セオの指示はそう言った観点から見ても出してはいけないものだった。
「すまない、確かに軽率な指示だった」
『イオンの事を抜いたとしても殲滅課として問題ありよ。貴方がただの職員だったらこうも煩くは言わないけど、今はイオンの保護者なのよ? 何故人殺しがいけないのか説明出来なきゃいけない立場でしょ! と言う訳で、はい』
差し出された彼女の掌からリストが浮かび上がる。顔を寄せてみると、それが本のタイトルだと分かる。ざっと見ただけでも30以上のタイトルが並んでいた。
「これは? 似たタイトルが多いな」
『ここ10年小中学校の道徳の授業で使われた、生と死が題材のもののテキストデータよ。全部読んで』
長過ぎた戦争は人の命に関する価値観を狂わせるには十分過ぎた。護るために戦場に身を投じたのに、死が当たり前になりいつしか誰が死んでも涙を流さなくなった。重症化し感情自体が希薄となり機械のようになってしまう者もいた。社会復帰支援センターにいる患者の中でも特に治療の難度が高い部類だった。
しかしより厄介なのは軽症者―比較すればの話だが―の存在だ。治療自体は簡単な方ではあるが、彼らの場合は発見が困難なのだ。彼らには重傷者のような分かり易い変化がなく、日常会話も問題なく出来てしまうために本人も周囲も異常だと気付けないと言う事態が起きていた。度合いにもよるが、放置してしまった結果、家庭崩壊してしまうと言うケースもあった。

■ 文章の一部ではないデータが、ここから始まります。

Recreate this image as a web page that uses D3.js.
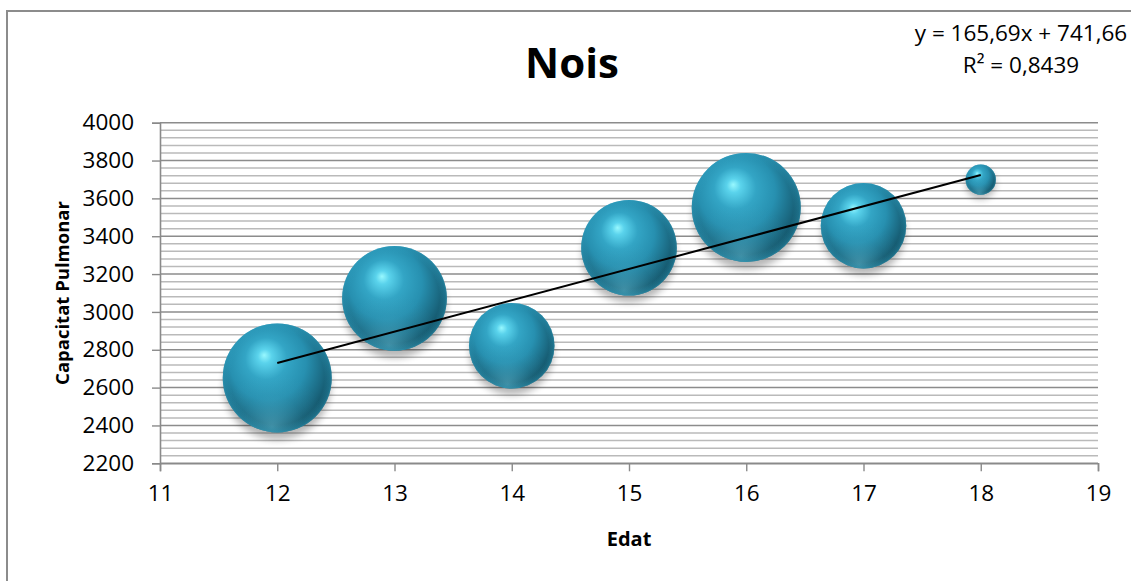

そのため社会復帰支援センターでは帰還兵に対して精神科での診察を呼び掛けているが、自分は大丈夫だと思い込んでいる者が多く、あまり成果は見られていなかった。
セオは軽症者の中でもかなりマシな部類だった。自分の価値観に異常があると自覚しているのだ。しかしそれでも緊急時には自分含め命を軽んじるような行動を取っていた。何も思わない訳ではないが、それでも躊躇なく指示を出し、自身も実行してしまうだろう。今それを指摘されるまではイオンに悪い影響を与えてしまうと言う事にも気付いていなかった。

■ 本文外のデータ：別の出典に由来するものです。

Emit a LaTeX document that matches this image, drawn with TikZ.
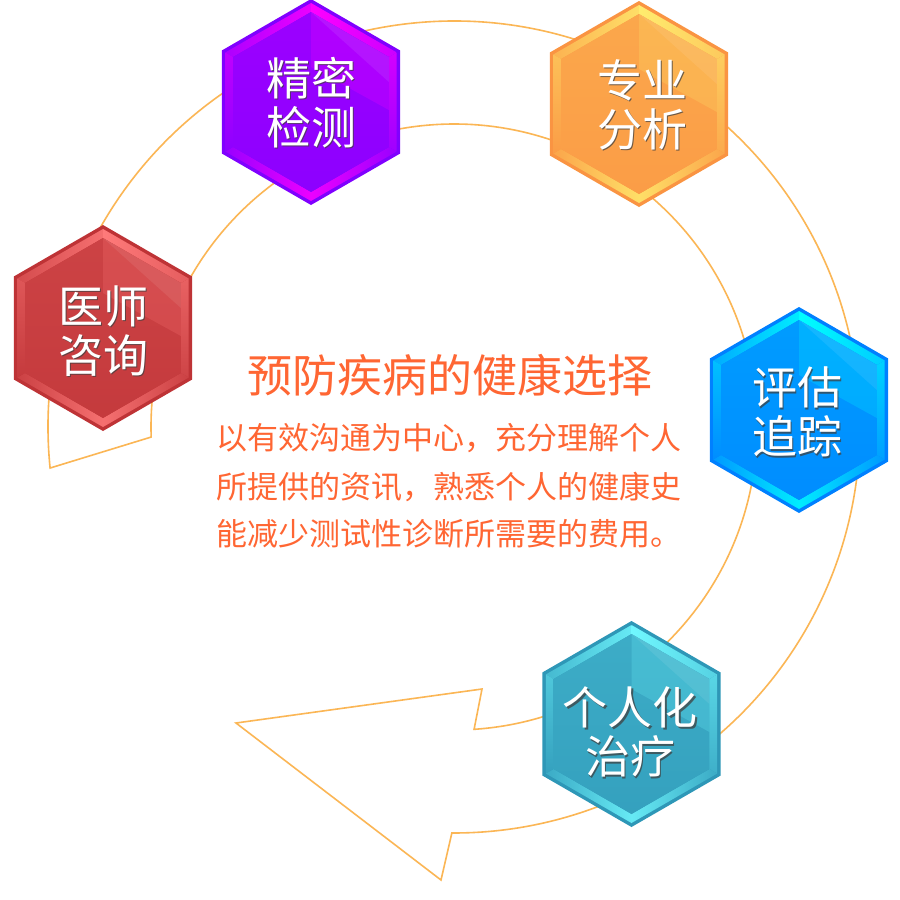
\documentclass[tikz,border=0pt]{standalone}
\usepackage{fontspec}
\newfontfamily\cjk{Noto Sans CJK SC}
\usetikzlibrary{calc}
\definecolor{ribbon}{HTML}{FBB655}
\definecolor{titlecol}{HTML}{FF6633}
\definecolor{pBase}{HTML}{8000FF}\definecolor{pHi}{HTML}{FF00FF}
\definecolor{rBase}{HTML}{BE3336}\definecolor{rHi}{HTML}{FF7A7A}
\definecolor{oBase}{HTML}{FA9442}\definecolor{oHi}{HTML}{FFEC6E}
\definecolor{bBase}{HTML}{0080FF}\definecolor{bHi}{HTML}{00FFFF}
\definecolor{tBase}{HTML}{2E97B7}\definecolor{tHi}{HTML}{70F8FF}
\tikzset{
  ribbonline/.style={draw=ribbon, line width=1.6pt, line join=miter},
  hexlabel/.style={font=\cjk\fontsize{45}{49}\selectfont, text=white, align=center, inner sep=0pt},
  hexshadow/.style={hexlabel, text=black!75, opacity=0.75},
  titletext/.style={font=\cjk\fontsize{45}{50}\selectfont, text=titlecol, inner sep=0pt},
  bodytext/.style={font=\cjk\fontsize{31}{48}\selectfont, text=titlecol, inner sep=0pt, anchor=base west}
}
\newcommand\glosshex[3]{%
  \begin{scope}[shift={(#1)}]
    \colorlet{hb}{#2}\colorlet{hh}{#3}%
    \def\Ra{103}\def\Rb{99}\def\Rc{90}%
    \fill[hb] (-90:\Ra)--(-30:\Ra)--(30:\Ra)--(90:\Ra)--(150:\Ra)--(210:\Ra)--cycle;
    % bevel bands
    \shade[left color=hh!35!hb, right color=hh!85!hb] (210:\Rb)--(-90:\Rb)--(-90:\Rc)--(210:\Rc)--cycle;
    \shade[left color=hh, right color=hh!60!hb] (-90:\Rb)--(-30:\Rb)--(-30:\Rc)--(-90:\Rc)--cycle;
    \shade[top color=hh!65!hb, bottom color=hh!25!hb] (-30:\Rb)--(30:\Rb)--(30:\Rc)--(-30:\Rc)--cycle;
    \shade[left color=hh!85!hb, right color=hh!20!hb] (90:\Rb)--(30:\Rb)--(30:\Rc)--(90:\Rc)--cycle;
    \shade[left color=hh!20!hb, right color=hh!85!hb] (150:\Rb)--(90:\Rb)--(90:\Rc)--(150:\Rc)--cycle;
    \shade[top color=hh!50!hb, bottom color=hh!10!hb] (150:\Rb)--(210:\Rb)--(210:\Rc)--(150:\Rc)--cycle;
    % inner face
    \shade[top color=hh!22!hb, middle color=hb, bottom color=hh!10!hb]
      (-90:\Rc)--(-30:\Rc)--(30:\Rc)--(90:\Rc)--(150:\Rc)--(210:\Rc)--cycle;
    % gloss wedge
    \fill[hh, opacity=0.22] (-90:\Rc)--(-30:\Rc)--(77.9,8)--(0,-35)--cycle;
    \fill[white, opacity=0.08] (-90:\Rc)--(-30:\Rc)--(77.9,-20)--cycle;
  \end{scope}}
\newcommand\hexlbl[3]{%
  \node[hexshadow] (#1s) at ($(#2)+(1.6,1.6)$) {#3};
  \node[hexlabel] (#1) at (#2) {#3};}
\begin{document}
\begin{tikzpicture}[x=1pt,y=-1pt]
\useasboundingbox (0,0) rectangle (900,900);
\fill[white] (0,0) rectangle (900,900);
% ribbon geometry
\coordinate (O) at (454,427);
\coordinate (tip) at (236,723);
\coordinate (ub) at (482,689);
\coordinate (lb) at (441,880);
\coordinate (in1) at ($(O)+(86.2:303)$);
\coordinate (out1) at ($(O)+(-185.8:406)$);
\draw[ribbonline] (tip) -- (ub) -- (in1)
  arc[start angle=86.2, end angle=-181.9, radius=303]
  -- (out1)
  arc[start angle=-185.8, end angle=90.3, radius=406]
  -- (lb) -- cycle;
% hexagons
\coordinate (cP) at (311,102);
\coordinate (cR) at (103,328);
\coordinate (cO) at (639,104);
\coordinate (cB) at (799,410);
\coordinate (cT) at (631.5,724);
\glosshex{cP}{pBase}{pHi}
\glosshex{cR}{rBase}{rHi}
\glosshex{cO}{oBase}{oHi}
\glosshex{cB}{bBase}{bHi}
\glosshex{cT}{tBase}{tHi}
\coordinate (lP) at (311,102.5);
\coordinate (lR) at (103,331);
\coordinate (lO) at (642,104.5);
\coordinate (lB) at (797,412);
\coordinate (lT) at (630,732);
\hexlbl{P}{lP}{精密\\检测}
\hexlbl{R}{lR}{医师\\咨询}
\hexlbl{Q}{lO}{专业\\分析}
\hexlbl{B}{lB}{评估\\追踪}
\hexlbl{T}{lT}{个人化\\治疗}
% centre text
\node[titletext, anchor=base] (title) at (449.5,392.6) {预防疾病的健康选择};
\node[bodytext] (L1) at (216,449) {以有效沟通为中心，充分理解个人};
\node[bodytext] (L2) at (216,498.5) {所提供的资讯，熟悉个人的健康史};
\node[bodytext] (L3) at (216,545.5) {能减少测试性诊断所需要的费用。};
\end{tikzpicture}
\end{document}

このような仕事に就いていて何を、と思うかもしれないが、フロネシスはだからこそ命を尊さを分かっていて欲しかった。命を奪う事に何も感じなくなってしまったら、もう手遅れなのだ。そうなってしまってはもう幸せを望む事は出来ない。もう人が生きた証さえ残せずに死んでいく時代は終わったのだ
『私は貴方達に幸せになって欲しい。そのためには当たり前の事を思い出さなければいけない。だからこれで命の大切さを思い出して』
「……殲滅課のお母さんにそこまで言われちゃ、気合入れるしかないな」
『失礼ね、課の中じゃイオンと同じくらい若いわよ』
*
街の混乱は収束しつつあった。備えあれば憂いなしとでも言うのか、アイスィ不在でも交通機関や金融機関などを動かすための訓練が役に立っていた。今後代わりAIが来るのかまだ未定だが、統一連合からの使者が来るだろう。警察や公共機関や報道機関の人間に対して緘口令と言い訳をしに来るのだ。政府の人間はとにかく自分達へと矛先が向きかねない混乱を非常に嫌うものだ。
今回の事件はAIが自然に暴走した訳ではないが、それでもAIありきの状況に対し疑問の声が上がるはずだ。扱いに関する結論は簡単には出ないだろうが、規制に関して変更が出るかもしれない。しかしその結果がどうあれ民衆はそれまでと何ら変わりなく生活してくだろう。
彼らに限らず、管理級AIに感謝しながら生活している人などほとんどいない。人は誰かが目に見える形でサービスを提供すれば感謝の念を抱くが、目に見えないAI相手にはそれが当たり前と言う意識さえ抱かなくなる。だから何が自分達の生活を支えているのかをすぐに忘れてしまう。ましてや彼が同じ街の住人だと認識している者など、アーロン亡き今となっては皆無。
だが皮肉な事に、アイスィがいなくなって初めて街の人々は都市管理級AIの存在の大きさを知り、ようやく感謝の念を抱く。
しかしそれも僅かな間の事だ。1カ月もすればその状況に慣れ、AIの存在を再び忘れる。後任が来れば変わった事にさえ気が付かず、手際の良さを称えながら享受するだけ。彼らにとってAIの名などどうでもいい事なのだ。
確かに彼はこの街にいたはずなのに、まるで初めからいなかったかのよう。忘れ去られてすらいない。誰の記憶にも留まらない。2度と目覚める事のない彼がそれを憂いる事はない。だからこれはセオの自己満足でしかないが、愛に生きたAIがいたと言う事を覚えておく事にした。